Quantification of vitamin B6 vitamers in human cerebrospinal fluid by ultra performance liquid chromatography-tandem mass spectrometry.

Since vitamin B6 is essential for normal functioning of the central nervous system, there is growing need for sensitive analysis of B6 vitamers in cerebrospinal fluid (CSF). This manuscript describes the development and validation of a rapid, sensitive and accurate method for quantification of the vitamin B6 vitamers pyridoxal (PL), pyridoxamine (PM), pyridoxine (PN), pyridoxic acid (PA), pyridoxal 5'-phosphate (PLP), pyridoxamine 5'-phosphate (PMP) and pyridoxine 5'-phosphate (PNP) in human CSF. The method is based on ultra performance liquid chromatography-tandem mass spectrometry (UPLC-MS/MS) with a simple sample preparation procedure of protein precipitation using 50 g L(-1) trichloroacetic acid containing stable isotope labeled internal standards: PL-D(3) for PL and PM, PN-(13)C(4) for PN, PA-D(2) for PA and PLP-D(3) for the phosphorylated vitamers. B6 vitamers were separated (Acquity HSS-T3 UPLC column) with a buffer containing acetic acid, heptafluorobutyric acid and acetonitrile. Positive electrospray ionization was used to monitor transitions m/z 168.1→150.1 (PL), 169.1→134.1 (PM), 170.1→134.1 (PN), 184.1→148.1 (PA), 248.1→150.1 (PLP), 249.1→232.1 (PMP) and 250.1→134.1 (PNP). The method was validated at three concentration levels for each B6 vitamer in CSF. Recoveries of the internal standards were between 93% and 96%. Intra- and inter-assay variations were below 20%. Accuracy tests showed deviations from 3% (PN) to 39% (PMP). Limits of quantification were in the range of 0.03-5.37 nM. Poor results were obtained for quantification of PNP. The method was applied to CSF samples of 20 subjects and two patients on pyridoxine supplementation. Using minimal CSF volumes this method is suitable for implementation in a routine diagnostic setting.

Cerebrospinal fluid and serum levels of vitamin B6 in status epilepticus children.

Vitamin B6 (B6) is an essential cofactor of glutamate decarboxylase and catalyzes the decarboxylation of the excitatory neurotransmitter glutamate to the inhibitory neurotransmitter gamma-aminobutyric acid (GABA).
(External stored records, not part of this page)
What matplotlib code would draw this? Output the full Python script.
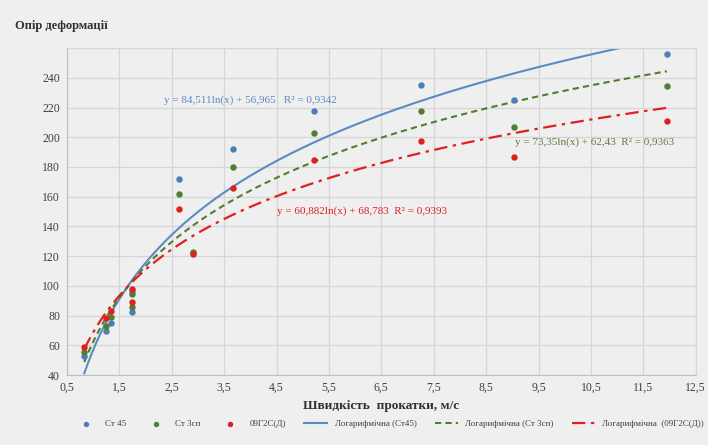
import numpy as np
import matplotlib
matplotlib.use('Agg')
import matplotlib.pyplot as plt

plt.rcParams['font.family'] = ['Liberation Serif', 'DejaVu Serif']

# дані з графіка (швидкість прокатки, опір деформації)
x_st45 = [0.83, 1.25, 1.34, 1.74, 1.74, 2.63, 2.9, 3.67, 5.21, 7.25, 9.03, 11.95]
y_st45 = [52.8, 70.0, 75.0, 82.8, 96.3, 171.8, 122.0, 192.0, 217.5, 235.3, 225.3, 256.0]
x_st3 = [0.83, 1.25, 1.34, 1.74, 1.74, 2.63, 2.9, 3.67, 5.21, 7.25, 9.03, 11.95]
y_st3 = [55.7, 73.3, 79.0, 85.7, 94.5, 162.0, 122.8, 179.7, 202.6, 217.7, 207.0, 234.6]
x_09g2s = [0.83, 1.25, 1.34, 1.74, 1.74, 2.63, 2.9, 3.67, 5.21, 7.25, 9.03, 11.95]
y_09g2s = [59.1, 78.5, 83.2, 89.3, 98.1, 152.0, 121.8, 165.7, 184.6, 197.4, 186.6, 211.0]

# коефіцієнти логарифмічних трендів y = a*ln(x) + b
trend_st45 = (84.511, 56.965)
trend_st3 = (73.35, 62.43)
trend_09g2s = (60.882, 68.783)

xticks = [0.5, 1.5, 2.5, 3.5, 4.5, 5.5, 6.5, 7.5, 8.5, 9.5, 10.5, 11.5, 12.5]
yticks = [40, 60, 80, 100, 120, 140, 160, 180, 200, 220, 240, 260]

c_blue = '#4a7ebb'
c_green = '#4f7f2e'
c_red = '#e0201f'

fig = plt.figure(figsize=(7.08, 4.45), dpi=100)
fig.patch.set_facecolor('#efefef')
ax = fig.add_axes([0.0946, 0.157, 0.888, 0.735])
ax.set_facecolor('#efefef')

ax.scatter(x_st45, y_st45, s=13, color=c_blue, zorder=3, label='Ст 45')
ax.scatter(x_st3, y_st3, s=13, color=c_green, zorder=3, label='Ст 3сп')
ax.scatter(x_09g2s, y_09g2s, s=13, color=c_red, zorder=3, label='09Г2С(Д)')

xs = np.linspace(min(x_st45), max(x_st45), 300)
ax.plot(xs, trend_st45[0] * np.log(xs) + trend_st45[1], color='#5b8bc0', lw=1.5,
        label='Логарифмічна (Ст45)')
ax.plot(xs, trend_st3[0] * np.log(xs) + trend_st3[1], color=c_green, lw=1.5,
        ls=(0, (3, 2)), label='Логарифмічна (Ст 3сп)')
ax.plot(xs, trend_09g2s[0] * np.log(xs) + trend_09g2s[1], color=c_red, lw=1.6,
        ls=(0, (6, 2.5, 1.5, 2.5)), label='Логарифмічна  (09Г2С(Д))')

ax.text(2.35, 225, 'y = 84,511ln(x) + 56,965   R² = 0,9342', color='#5b8bc0', fontsize=8,
        va='center')
ax.text(4.5, 150.5, 'y = 60,882ln(x) + 68,783  R² = 0,9393', color=c_red, fontsize=8,
        va='center')
ax.text(9.05, 197, 'y = 73,35ln(x) + 62,43  R² = 0,9363', color='#5f7f3f', fontsize=8,
        va='center')

ax.set_xlim(0.5, 12.5)
ax.set_ylim(40, 260)
ax.set_xticks(xticks)
ax.set_xticklabels([str(v).replace('.', ',') for v in xticks])
ax.set_yticks(yticks)
ax.set_yticklabels([str(v) for v in yticks[:-1]] + [''])
ax.grid(True, color='#d6d6d6', lw=0.9)
ax.set_axisbelow(True)
ax.tick_params(length=0, labelsize=8.5, colors='#404040', pad=5)
for s in ['top', 'right']:
    ax.spines[s].set_color('#d6d6d6')
for s in ['left', 'bottom']:
    ax.spines[s].set_color('#bfbfbf')

ax.set_xlabel('Швидкість  прокатки, м/с', fontsize=9.5, fontweight='bold', color='#303030', labelpad=4)
fig.text(0.021, 0.935, 'Опір деформації', fontsize=9, fontweight='bold', color='#303030')

fig.legend(loc='center', bbox_to_anchor=(0.55, 0.047), ncol=6, frameon=False, fontsize=6.5,
           handlelength=2.6, columnspacing=2.0, markerscale=0.8, labelcolor='#404040')

plt.savefig('out.png', dpi=100, facecolor=fig.get_facecolor())
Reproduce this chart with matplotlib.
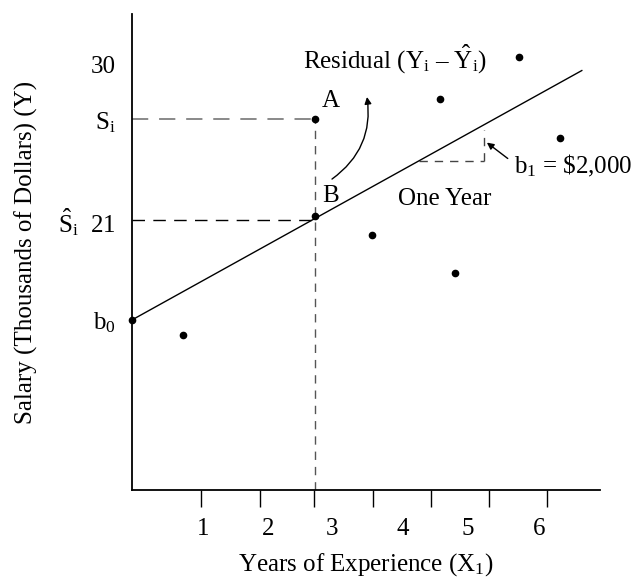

Although immediate administration of B6 to patients with acute encephalopathy with febrile convulsive status epilepticus (AEFCSE) is effective, it is not known whether prolonged seizures in status epilepticus (SE) children prevent the transport of B6 to the central nervous system (CNS) and/or induce the consumption of B6 inside the CNS. We evaluated the B6 concentration in cerebrospinal fluid (CSF) and serum in SE children. Further, we performed a sequential serum B6 analysis on days 1 and 2 after admission and on the day before discharge. Among the several vitamers of B6, we used pyridoxal (PL) as a representative of B6 in this study. We enrolled 15 SE children (8 boys and 7 girls; age range,1-11years; average age, 3.3years) and 21 control children (3 boys and 18 girls; age range, 7months-14years; average age, 3.0years) and each group was divided into 2 subgroups according to age (4months-1year and 2-14years). We found no significant differences in the CSF PL levels, CSF/serum PL ratios, and serum PL levels in the SE and control subgroups. Our results suggest that prolonged seizures do not result in B6 deficiency in CSF and serum in SE children. Whenever necessary, B6 should be administered to SE children with caution to prevent possible adverse effects.